=== Your task ===
Output each line exactly as it appears, skipping any embedded picture.
* * * * * * * * *
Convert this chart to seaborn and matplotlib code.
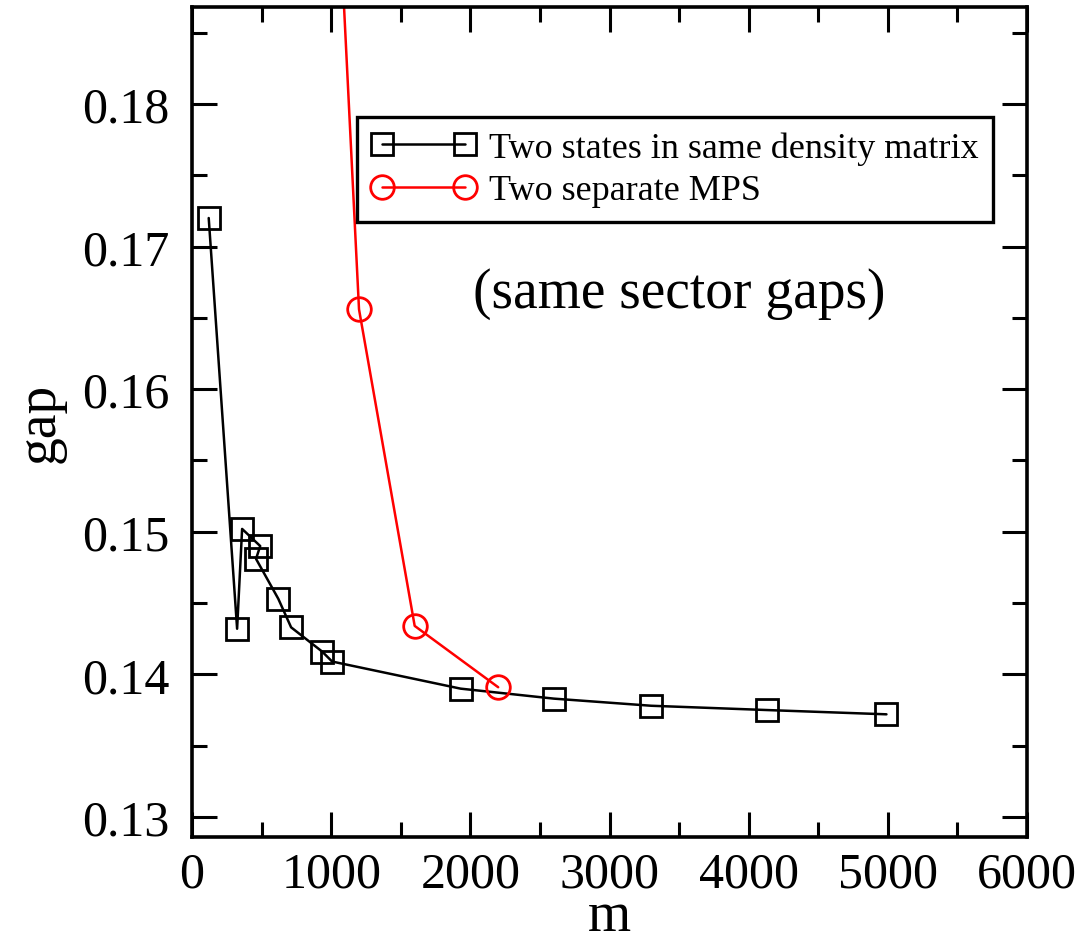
import matplotlib
matplotlib.use("Agg")
import matplotlib.pyplot as plt
import seaborn as sns
from matplotlib.ticker import MultipleLocator

# data
m_same = [120, 324, 360, 490, 460, 620, 712, 935, 1007, 1930, 2600, 3300, 4130, 4990]
gap_same = [0.1720, 0.1432, 0.1502, 0.1490, 0.1481, 0.1453, 0.1433, 0.1416,
            0.1409, 0.1390, 0.1383, 0.1378, 0.1375, 0.1372]
m_sep = [1000, 1200, 1600, 2200]
gap_sep = [0.2050, 0.1656, 0.1434, 0.1391]

sns.set_style("ticks")
plt.rcParams['font.family'] = ['Liberation Serif', 'DejaVu Serif']
for k in ["text.color", "axes.labelcolor", "xtick.color", "ytick.color", "axes.edgecolor"]:
    plt.rcParams[k] = "black"

fig = plt.figure(figsize=(10.83, 9.37), dpi=100)
ax = fig.add_axes([0.1773, 0.1057, 0.7710, 0.8858])

sns.lineplot(x=m_same, y=gap_same, sort=False, estimator=None, ax=ax,
             color="black", lw=1.8, marker="s", markersize=16,
             markerfacecolor="none", markeredgecolor="black", markeredgewidth=2,
             label="Two states in same density matrix")
sns.lineplot(x=m_sep, y=gap_sep, sort=False, estimator=None, ax=ax,
             color="red", lw=1.8, marker="o", markersize=17,
             markerfacecolor="none", markeredgecolor="red", markeredgewidth=2,
             label="Two separate MPS")

ax.set_xlim(0, 6000)
ax.set_ylim(0.1286, 0.1868)
ax.xaxis.set_major_locator(MultipleLocator(1000))
ax.xaxis.set_minor_locator(MultipleLocator(500))
ax.yaxis.set_minor_locator(MultipleLocator(0.005))
ax.set_yticks([0.13, 0.14, 0.15, 0.16, 0.17, 0.18])
ax.set_yticklabels(["0.13", "0.14", "0.15", "0.16", "0.17", "0.18"])

ax.tick_params(which="both", direction="in", top=True, right=True, width=2.2,
               labelsize=36, colors="black")
ax.tick_params(axis="x", pad=10)
ax.tick_params(axis="y", pad=16)
ax.tick_params(which="major", length=18)
ax.tick_params(which="minor", length=11)
for s in ax.spines.values():
    s.set_linewidth(2.6)
    s.set_color("black")
    s.set_visible(True)

ax.set_xlabel("m", fontsize=40, labelpad=-5)
ax.set_ylabel("gap", fontsize=40, labelpad=12)

ax.text(0.583, 0.655, "(same sector gaps)", transform=ax.transAxes,
        fontsize=40, ha="center", va="center")

leg = ax.legend(loc="upper left", bbox_to_anchor=(0.1976, 0.8675),
                borderaxespad=0, fontsize=26, numpoints=2, handlelength=2.9,
                frameon=True, fancybox=False, edgecolor="black", framealpha=1,
                borderpad=0.4, labelspacing=0.25, handletextpad=0.35)
leg.get_frame().set_linewidth(2.4)

fig.savefig("out.png", dpi=100)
* * * * * * * * *
=== Finished exercise ===
Convert this chart to seaborn and matplotlib code.
import matplotlib
matplotlib.use("Agg")
import matplotlib.pyplot as plt
import seaborn as sns
from matplotlib.ticker import MultipleLocator

# data
m_same = [120, 324, 360, 490, 460, 620, 712, 935, 1007, 1930, 2600, 3300, 4130, 4990]
gap_same = [0.1720, 0.1432, 0.1502, 0.1490, 0.1481, 0.1453, 0.1433, 0.1416,
            0.1409, 0.1390, 0.1383, 0.1378, 0.1375, 0.1372]
m_sep = [1000, 1200, 1600, 2200]
gap_sep = [0.2050, 0.1656, 0.1434, 0.1391]

sns.set_style("ticks")
plt.rcParams['font.family'] = ['Liberation Serif', 'DejaVu Serif']
for k in ["text.color", "axes.labelcolor", "xtick.color", "ytick.color", "axes.edgecolor"]:
    plt.rcParams[k] = "black"

fig = plt.figure(figsize=(10.83, 9.37), dpi=100)
ax = fig.add_axes([0.1773, 0.1057, 0.7710, 0.8858])

sns.lineplot(x=m_same, y=gap_same, sort=False, estimator=None, ax=ax,
             color="black", lw=1.8, marker="s", markersize=16,
             markerfacecolor="none", markeredgecolor="black", markeredgewidth=2,
             label="Two states in same density matrix")
sns.lineplot(x=m_sep, y=gap_sep, sort=False, estimator=None, ax=ax,
             color="red", lw=1.8, marker="o", markersize=17,
             markerfacecolor="none", markeredgecolor="red", markeredgewidth=2,
             label="Two separate MPS")

ax.set_xlim(0, 6000)
ax.set_ylim(0.1286, 0.1868)
ax.xaxis.set_major_locator(MultipleLocator(1000))
ax.xaxis.set_minor_locator(MultipleLocator(500))
ax.yaxis.set_minor_locator(MultipleLocator(0.005))
ax.set_yticks([0.13, 0.14, 0.15, 0.16, 0.17, 0.18])
ax.set_yticklabels(["0.13", "0.14", "0.15", "0.16", "0.17", "0.18"])

ax.tick_params(which="both", direction="in", top=True, right=True, width=2.2,
               labelsize=36, colors="black")
ax.tick_params(axis="x", pad=10)
ax.tick_params(axis="y", pad=16)
ax.tick_params(which="major", length=18)
ax.tick_params(which="minor", length=11)
for s in ax.spines.values():
    s.set_linewidth(2.6)
    s.set_color("black")
    s.set_visible(True)

ax.set_xlabel("m", fontsize=40, labelpad=-5)
ax.set_ylabel("gap", fontsize=40, labelpad=12)

ax.text(0.583, 0.655, "(same sector gaps)", transform=ax.transAxes,
        fontsize=40, ha="center", va="center")

leg = ax.legend(loc="upper left", bbox_to_anchor=(0.1976, 0.8675),
                borderaxespad=0, fontsize=26, numpoints=2, handlelength=2.9,
                frameon=True, fancybox=False, edgecolor="black", framealpha=1,
                borderpad=0.4, labelspacing=0.25, handletextpad=0.35)
leg.get_frame().set_linewidth(2.4)

fig.savefig("out.png", dpi=100)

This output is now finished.